:: Dataset ::

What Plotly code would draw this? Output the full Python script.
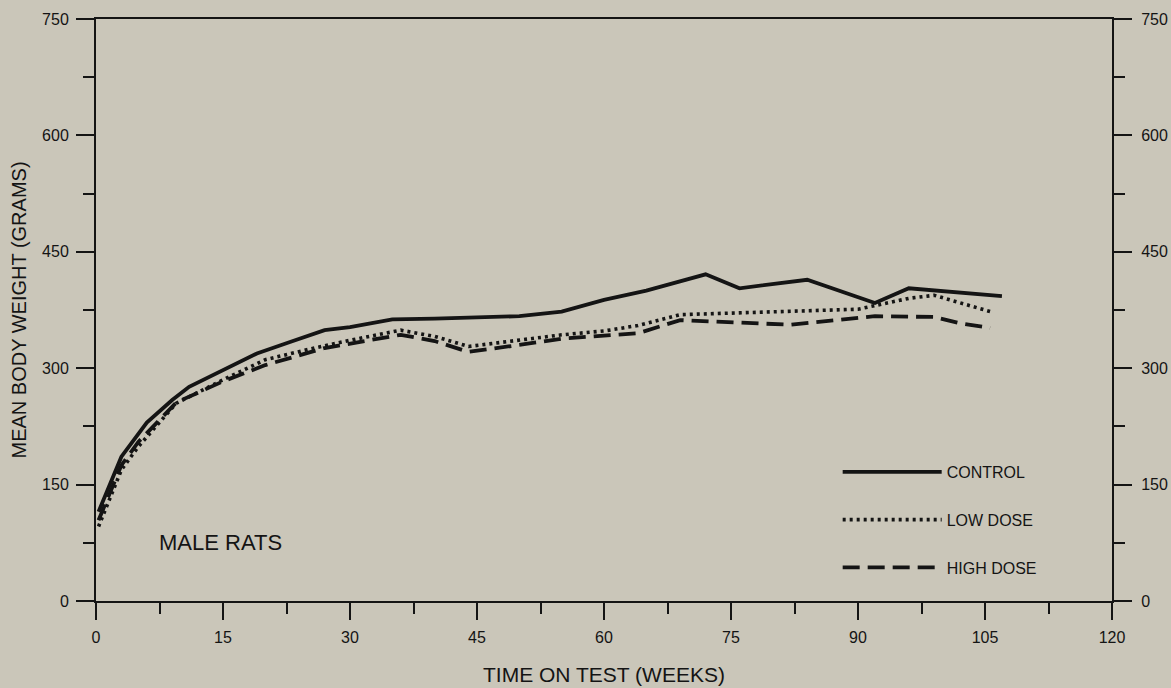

:::
:: Dataset ::

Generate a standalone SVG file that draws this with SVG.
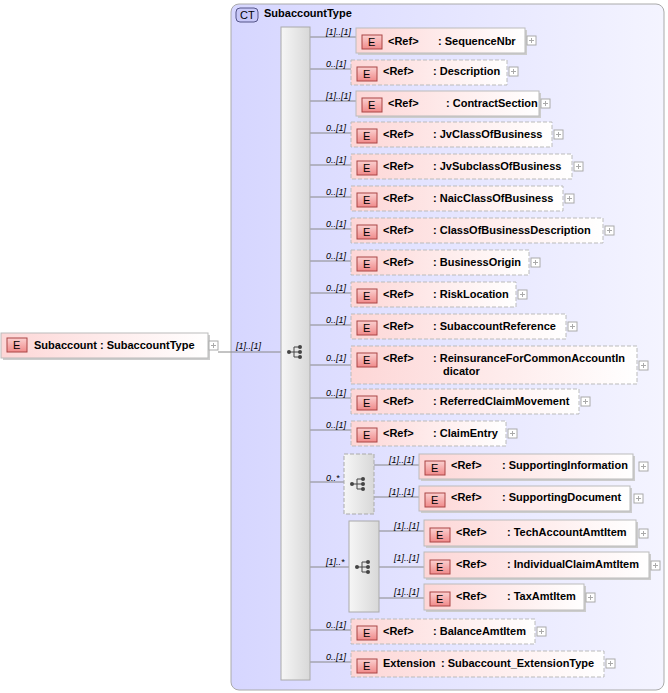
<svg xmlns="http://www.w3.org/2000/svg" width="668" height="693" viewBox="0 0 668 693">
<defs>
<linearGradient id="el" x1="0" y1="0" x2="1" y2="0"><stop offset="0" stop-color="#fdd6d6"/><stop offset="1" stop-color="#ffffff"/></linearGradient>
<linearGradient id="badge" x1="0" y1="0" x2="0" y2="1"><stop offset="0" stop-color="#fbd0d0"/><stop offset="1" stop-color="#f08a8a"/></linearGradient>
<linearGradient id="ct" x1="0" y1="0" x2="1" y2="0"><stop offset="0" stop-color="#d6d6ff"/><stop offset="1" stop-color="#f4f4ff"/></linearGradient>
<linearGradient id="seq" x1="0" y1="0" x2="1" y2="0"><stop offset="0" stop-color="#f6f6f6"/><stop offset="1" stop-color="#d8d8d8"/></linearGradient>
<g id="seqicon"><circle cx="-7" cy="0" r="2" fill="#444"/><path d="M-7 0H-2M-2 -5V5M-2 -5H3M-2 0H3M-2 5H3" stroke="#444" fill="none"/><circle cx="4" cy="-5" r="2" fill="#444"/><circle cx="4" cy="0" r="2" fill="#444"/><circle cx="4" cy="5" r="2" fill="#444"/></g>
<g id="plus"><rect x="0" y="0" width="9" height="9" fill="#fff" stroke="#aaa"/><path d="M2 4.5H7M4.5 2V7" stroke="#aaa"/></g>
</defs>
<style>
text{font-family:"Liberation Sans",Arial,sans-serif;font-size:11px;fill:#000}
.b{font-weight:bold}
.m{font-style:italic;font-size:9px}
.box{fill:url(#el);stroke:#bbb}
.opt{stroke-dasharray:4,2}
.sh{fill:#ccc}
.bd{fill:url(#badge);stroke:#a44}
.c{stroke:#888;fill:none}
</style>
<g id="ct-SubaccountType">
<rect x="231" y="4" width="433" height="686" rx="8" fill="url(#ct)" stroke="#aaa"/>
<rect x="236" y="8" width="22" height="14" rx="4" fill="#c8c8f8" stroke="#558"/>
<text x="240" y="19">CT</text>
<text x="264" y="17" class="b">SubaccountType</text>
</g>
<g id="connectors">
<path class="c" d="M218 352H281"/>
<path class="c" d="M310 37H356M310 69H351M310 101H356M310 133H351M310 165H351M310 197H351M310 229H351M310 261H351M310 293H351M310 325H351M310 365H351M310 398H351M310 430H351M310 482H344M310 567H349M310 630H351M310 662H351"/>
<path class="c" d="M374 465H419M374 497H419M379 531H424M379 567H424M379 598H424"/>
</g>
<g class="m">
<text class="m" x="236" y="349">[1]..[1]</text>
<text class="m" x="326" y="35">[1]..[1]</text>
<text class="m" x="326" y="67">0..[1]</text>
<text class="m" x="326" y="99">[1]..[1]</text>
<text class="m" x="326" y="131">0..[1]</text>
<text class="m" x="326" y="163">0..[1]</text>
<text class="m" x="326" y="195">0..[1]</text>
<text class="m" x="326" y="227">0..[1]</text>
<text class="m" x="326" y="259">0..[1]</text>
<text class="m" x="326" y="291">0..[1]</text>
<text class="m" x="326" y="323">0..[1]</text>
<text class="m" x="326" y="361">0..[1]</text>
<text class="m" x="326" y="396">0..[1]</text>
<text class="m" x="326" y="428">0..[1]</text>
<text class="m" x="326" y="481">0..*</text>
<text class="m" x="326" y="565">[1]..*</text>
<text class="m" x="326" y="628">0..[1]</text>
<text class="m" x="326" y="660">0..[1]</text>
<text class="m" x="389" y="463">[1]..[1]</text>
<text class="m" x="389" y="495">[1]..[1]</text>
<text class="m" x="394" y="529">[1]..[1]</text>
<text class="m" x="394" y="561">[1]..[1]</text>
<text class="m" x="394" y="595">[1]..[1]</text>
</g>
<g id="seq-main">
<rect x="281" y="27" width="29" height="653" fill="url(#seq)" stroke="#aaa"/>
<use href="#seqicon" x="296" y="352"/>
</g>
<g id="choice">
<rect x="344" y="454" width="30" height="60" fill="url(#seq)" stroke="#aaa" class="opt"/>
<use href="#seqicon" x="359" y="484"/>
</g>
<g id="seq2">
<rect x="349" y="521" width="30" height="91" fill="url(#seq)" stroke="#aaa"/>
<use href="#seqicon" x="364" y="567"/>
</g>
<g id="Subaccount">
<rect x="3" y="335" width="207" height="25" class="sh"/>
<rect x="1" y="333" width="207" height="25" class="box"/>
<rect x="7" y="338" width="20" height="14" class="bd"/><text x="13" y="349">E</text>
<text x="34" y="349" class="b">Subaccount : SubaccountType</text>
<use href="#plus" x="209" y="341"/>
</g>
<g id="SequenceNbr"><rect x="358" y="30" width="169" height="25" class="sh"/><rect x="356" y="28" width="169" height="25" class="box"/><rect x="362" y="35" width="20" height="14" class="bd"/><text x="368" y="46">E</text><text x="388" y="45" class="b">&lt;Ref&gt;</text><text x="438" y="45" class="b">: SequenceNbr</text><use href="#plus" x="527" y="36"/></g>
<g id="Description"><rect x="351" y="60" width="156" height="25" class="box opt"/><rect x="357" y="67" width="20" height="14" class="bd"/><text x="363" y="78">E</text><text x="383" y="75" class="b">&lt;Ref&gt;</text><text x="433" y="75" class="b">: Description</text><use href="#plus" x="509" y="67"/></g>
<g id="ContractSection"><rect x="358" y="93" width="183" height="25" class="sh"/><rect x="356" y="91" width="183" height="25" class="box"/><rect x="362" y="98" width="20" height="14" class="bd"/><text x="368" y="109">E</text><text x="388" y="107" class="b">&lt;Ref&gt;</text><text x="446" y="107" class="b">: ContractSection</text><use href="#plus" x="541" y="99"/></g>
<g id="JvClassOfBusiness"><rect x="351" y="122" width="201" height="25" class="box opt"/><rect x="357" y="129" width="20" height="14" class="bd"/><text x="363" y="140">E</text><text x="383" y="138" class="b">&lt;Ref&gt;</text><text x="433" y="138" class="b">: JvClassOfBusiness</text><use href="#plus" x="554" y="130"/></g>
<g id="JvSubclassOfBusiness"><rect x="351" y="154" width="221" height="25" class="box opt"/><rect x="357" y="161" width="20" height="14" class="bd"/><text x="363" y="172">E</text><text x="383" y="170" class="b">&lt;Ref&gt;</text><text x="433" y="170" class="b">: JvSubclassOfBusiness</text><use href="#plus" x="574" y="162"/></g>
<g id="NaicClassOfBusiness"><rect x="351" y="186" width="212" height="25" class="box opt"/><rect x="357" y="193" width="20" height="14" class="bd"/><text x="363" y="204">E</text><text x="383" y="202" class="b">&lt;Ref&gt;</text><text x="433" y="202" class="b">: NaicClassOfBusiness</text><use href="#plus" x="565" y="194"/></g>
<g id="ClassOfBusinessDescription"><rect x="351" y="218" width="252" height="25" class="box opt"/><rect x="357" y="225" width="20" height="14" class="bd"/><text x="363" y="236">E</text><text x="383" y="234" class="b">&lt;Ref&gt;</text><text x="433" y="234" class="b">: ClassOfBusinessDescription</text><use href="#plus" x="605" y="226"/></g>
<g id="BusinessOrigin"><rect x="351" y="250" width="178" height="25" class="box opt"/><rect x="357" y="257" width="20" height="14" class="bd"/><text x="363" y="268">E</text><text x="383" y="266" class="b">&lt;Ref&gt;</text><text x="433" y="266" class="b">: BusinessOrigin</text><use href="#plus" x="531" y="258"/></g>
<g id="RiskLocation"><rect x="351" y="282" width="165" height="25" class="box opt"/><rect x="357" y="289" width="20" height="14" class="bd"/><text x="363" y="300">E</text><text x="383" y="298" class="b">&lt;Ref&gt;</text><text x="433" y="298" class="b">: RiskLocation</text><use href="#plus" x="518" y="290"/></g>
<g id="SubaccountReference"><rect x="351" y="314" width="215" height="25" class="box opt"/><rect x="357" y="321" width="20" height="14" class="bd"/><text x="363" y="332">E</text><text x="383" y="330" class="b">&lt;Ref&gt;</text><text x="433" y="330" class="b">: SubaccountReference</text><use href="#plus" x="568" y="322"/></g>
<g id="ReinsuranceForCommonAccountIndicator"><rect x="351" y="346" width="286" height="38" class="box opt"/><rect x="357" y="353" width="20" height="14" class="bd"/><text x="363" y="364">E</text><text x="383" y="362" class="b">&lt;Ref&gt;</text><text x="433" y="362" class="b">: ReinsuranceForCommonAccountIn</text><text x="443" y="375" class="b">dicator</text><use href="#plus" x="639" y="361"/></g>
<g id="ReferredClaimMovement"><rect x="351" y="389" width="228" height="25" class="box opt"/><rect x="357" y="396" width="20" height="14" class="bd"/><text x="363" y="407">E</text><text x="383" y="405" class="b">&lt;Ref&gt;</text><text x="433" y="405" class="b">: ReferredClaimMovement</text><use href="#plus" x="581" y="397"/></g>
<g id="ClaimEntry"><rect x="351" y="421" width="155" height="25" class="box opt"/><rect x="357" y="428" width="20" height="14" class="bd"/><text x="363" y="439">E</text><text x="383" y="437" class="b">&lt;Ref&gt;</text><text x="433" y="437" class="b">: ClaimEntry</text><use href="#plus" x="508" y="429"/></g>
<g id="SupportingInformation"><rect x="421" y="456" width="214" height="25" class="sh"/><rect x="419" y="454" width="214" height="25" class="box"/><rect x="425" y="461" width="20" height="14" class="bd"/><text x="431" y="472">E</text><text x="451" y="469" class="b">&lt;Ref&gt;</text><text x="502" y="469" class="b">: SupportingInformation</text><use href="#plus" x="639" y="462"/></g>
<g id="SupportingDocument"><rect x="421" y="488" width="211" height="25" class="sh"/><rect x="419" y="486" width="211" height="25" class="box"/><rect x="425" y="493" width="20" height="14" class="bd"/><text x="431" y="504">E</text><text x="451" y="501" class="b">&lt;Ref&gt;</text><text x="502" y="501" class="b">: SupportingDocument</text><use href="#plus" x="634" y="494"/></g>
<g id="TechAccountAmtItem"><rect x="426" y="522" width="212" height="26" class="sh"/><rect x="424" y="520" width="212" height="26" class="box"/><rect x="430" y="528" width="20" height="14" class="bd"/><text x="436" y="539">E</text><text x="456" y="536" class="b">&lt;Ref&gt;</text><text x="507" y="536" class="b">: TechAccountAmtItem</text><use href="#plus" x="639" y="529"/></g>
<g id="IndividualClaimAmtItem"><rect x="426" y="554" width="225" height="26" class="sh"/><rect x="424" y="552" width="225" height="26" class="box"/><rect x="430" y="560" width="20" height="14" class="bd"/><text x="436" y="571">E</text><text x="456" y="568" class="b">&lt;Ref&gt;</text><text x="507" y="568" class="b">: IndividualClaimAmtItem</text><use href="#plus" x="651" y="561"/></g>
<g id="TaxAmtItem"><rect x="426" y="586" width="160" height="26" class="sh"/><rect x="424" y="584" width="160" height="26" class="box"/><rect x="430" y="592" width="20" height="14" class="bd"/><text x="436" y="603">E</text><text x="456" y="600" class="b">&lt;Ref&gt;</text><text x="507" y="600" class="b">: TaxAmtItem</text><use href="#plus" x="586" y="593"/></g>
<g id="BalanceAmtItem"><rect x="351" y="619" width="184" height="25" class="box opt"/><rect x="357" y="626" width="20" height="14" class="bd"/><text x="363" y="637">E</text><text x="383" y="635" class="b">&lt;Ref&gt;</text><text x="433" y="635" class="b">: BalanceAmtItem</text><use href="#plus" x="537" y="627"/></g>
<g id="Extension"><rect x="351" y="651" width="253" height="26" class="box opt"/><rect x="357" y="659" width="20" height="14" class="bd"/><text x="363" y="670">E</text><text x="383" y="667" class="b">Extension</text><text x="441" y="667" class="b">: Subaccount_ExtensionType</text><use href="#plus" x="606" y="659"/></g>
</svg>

:::
:: Dataset ::

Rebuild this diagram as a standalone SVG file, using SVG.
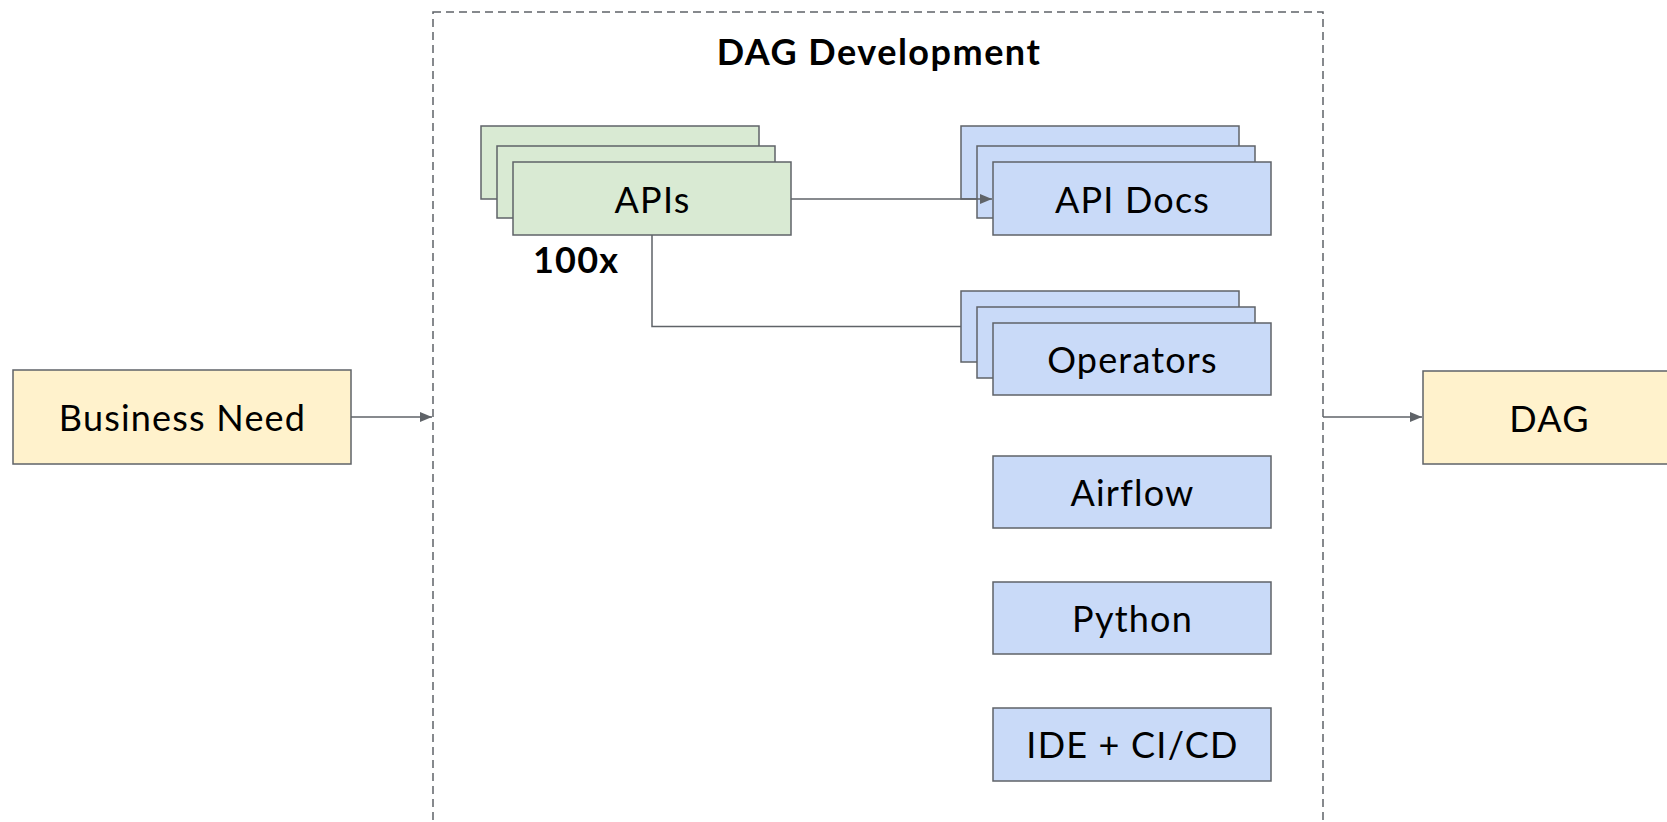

:::

■ What needs to be done ■
Look through the records and gather every line containing "standalone".

■ The solution ■
Generate a standalone SVG file that draws this with SVG.
Rebuild this diagram as a standalone SVG file, using SVG.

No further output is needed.